Lane is a product of the Kansas City Royals system, drafted in the 13th round in 2009 from high school in Red Oak, Oklahoma (population 549). He made slow but steady progress through the KC system, reaching Double-A in 2013 and Triple-A in 2015, standing out for speed, defense, and occasional power. He reached the majors briefly with the Royals, accumulating three at-bats over six games in 2014. The New York Yankees claimed him on waivers last spring but he was released in July and signed with the Chicago Cubs in August.
The Braves picked him up as a free agent last fall and he was off to a hot start this season, hitting .333/.352/.588 with six steals, two walks, and 16 strikeouts in 51 at-bat for Gwinnett.

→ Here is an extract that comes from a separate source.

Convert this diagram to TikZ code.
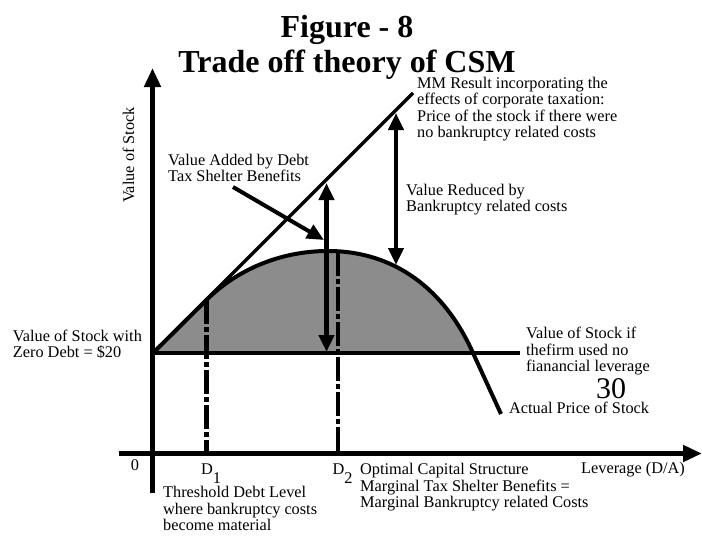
\documentclass[tikz,border=0pt]{standalone}
\usepackage{fontspec}
\setmainfont{Liberation Serif}
\usetikzlibrary{arrows.meta}

\definecolor{areagray}{gray}{0.55}

\tikzset{
	note/.style={font=\fontsize{16.3}{16.5}\selectfont, align=left, anchor=base west, inner sep=0pt},
	axis/.style={line width=5pt, -{Triangle[length=19pt,width=16pt]}},
	gap/.style={line width=4.3pt, {Triangle[length=17pt,width=15pt]}-{Triangle[length=17pt,width=15pt]}},
	marker/.style={line width=4.5pt, dash pattern=on 24pt off 3pt on 5pt off 3pt},
}

\begin{document}
\begin{tikzpicture}[x=1pt, y=-1pt]
	\useasboundingbox (0,0) rectangle (702,538);

	\def\zeroy{353}
	\def\axisy{453.5}
	\def\axisx{152.5}

	%points on the curves
	\coordinate (origin) at (153,\zeroy);
	\coordinate (flatend) at (520,\zeroy);
	\coordinate (mmend) at (413,93);
	\coordinate (split) at (206.5,300);
	\coordinate (peak) at (328,251);
	\coordinate (cross) at (473,\zeroy);
	\coordinate (priceend) at (501,414);

	%shaded gain above the zero debt line
	\fill [areagray] (origin) -- (split) .. controls (236.5,270) and (280,251) .. (peak)
		.. controls (395,251) and (445,290) .. (cross) -- cycle;

	%D1 and D2, dash dot down to the axis
	\foreach \d/\xpos/\ytop in {1/206.5/300, 2/338/251.5}
	{
		\coordinate (top\d) at (\xpos,\ytop);
		\coordinate (foot\d) at (\xpos,\axisy);
		\draw [marker] (top\d) -- (foot\d);
		\node (dlabel\d) [note] at (\xpos-5.5,474) {D\raisebox{-9pt}{\d}};
	}

	%axes
	\coordinate (yfoot) at (\axisx,493);
	\coordinate (ytip) at (\axisx,68);
	\coordinate (xfoot) at (119,\axisy);
	\coordinate (xtip) at (702,\axisy);
	\draw [axis] (yfoot) -- (ytip);
	\draw [axis] (xfoot) -- (xtip);

	%zero debt line, MM line and the actual price
	\draw [line width=4.5pt] (origin) -- (flatend);
	\draw [line width=3.3pt] (origin) -- (mmend);
	\draw [line width=4pt] (origin) -- (split) .. controls (236.5,270) and (280,251) .. (peak)
		.. controls (395,251) and (445,290) .. (cross) -- (priceend);

	%gains and losses
	\coordinate (addtop) at (326.5,183);
	\coordinate (addfoot) at (326.5,352);
	\coordinate (cuttop) at (396,113);
	\coordinate (cutfoot) at (396,265);
	\coordinate (addfrom) at (233,187);
	\coordinate (addto) at (324,240);
	\draw [gap] (addfoot) -- (addtop);
	\draw [gap] (cuttop) -- (cutfoot);
	\draw [line width=4pt, -{Triangle[length=17pt,width=15pt]}] (addfrom) -- (addto);

	%labels (a node's base is the baseline of its last line)
	\node (title) [font=\fontsize{32}{35}\selectfont\bfseries, align=center, anchor=base, inner sep=0pt] at (347,72) {Figure - 8\\Trade off theory of CSM};
	\node (mmnote) [note] at (417,137.5) {MM Result incorporating the\\effects of corporate taxation:\\Price of the stock if there were\\no bankruptcy related costs};
	\node (addnote) [note] at (168,181.5) {Value Added by Debt\\Tax Shelter Benefits};
	\node (cutnote) [note] at (406,211.5) {Value Reduced by\\Bankruptcy related costs};
	\node (zeronote) [note] at (12.7,357.7) {Value of Stock with\\Zero Debt = \$20};
	\node (flatnote) [note] at (526,371.5) {Value of Stock if\\thefirm used no\\fianancial leverage};
	\node (thirty) [note, anchor=base, font=\fontsize{30}{30}\selectfont] at (611,398) {30};
	\node (pricenote) [note] at (509,413) {Actual Price of Stock};
	\node (zero) [note, anchor=base] at (135,470) {0};
	\node (thresholdnote) [note] at (163,530.5) {Threshold Debt Level\\where bankruptcy costs\\become material};
	\node (optimalnote) [note] at (360,507.5) {Optimal Capital Structure\\Marginal Tax Shelter Benefits =\\Marginal Bankruptcy related Costs};
	\node (leverage) [note] at (581,473) {Leverage (D/A)};
	\node (valuelabel) [note, anchor=base, rotate=90] at (134,155) {Value of Stock};

\end{tikzpicture}
\end{document}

Lane is a 6-3, 220 pound right-handed hitter and thrower born November 13, 1989. He’s a very good athlete, notably in the speed department where some scouts rate him as high as a 70 runner. His arm is perhaps a bit short for right field but he has impressive instincts and manages center field well.
There’s power in the bat, too, but his feel for the strike zone is very inconsistent. He’s learned to handle Double-A pitching very well but his production in Triple-A has been less reliable. Even the small-sample gaudy slash line this year is yoked to a poor BB/K/PA ratio and questions about his approach.
If Lane can keep the strike zone together, his combination of speed, defense, and occasional power would make him a viable fourth outfielder.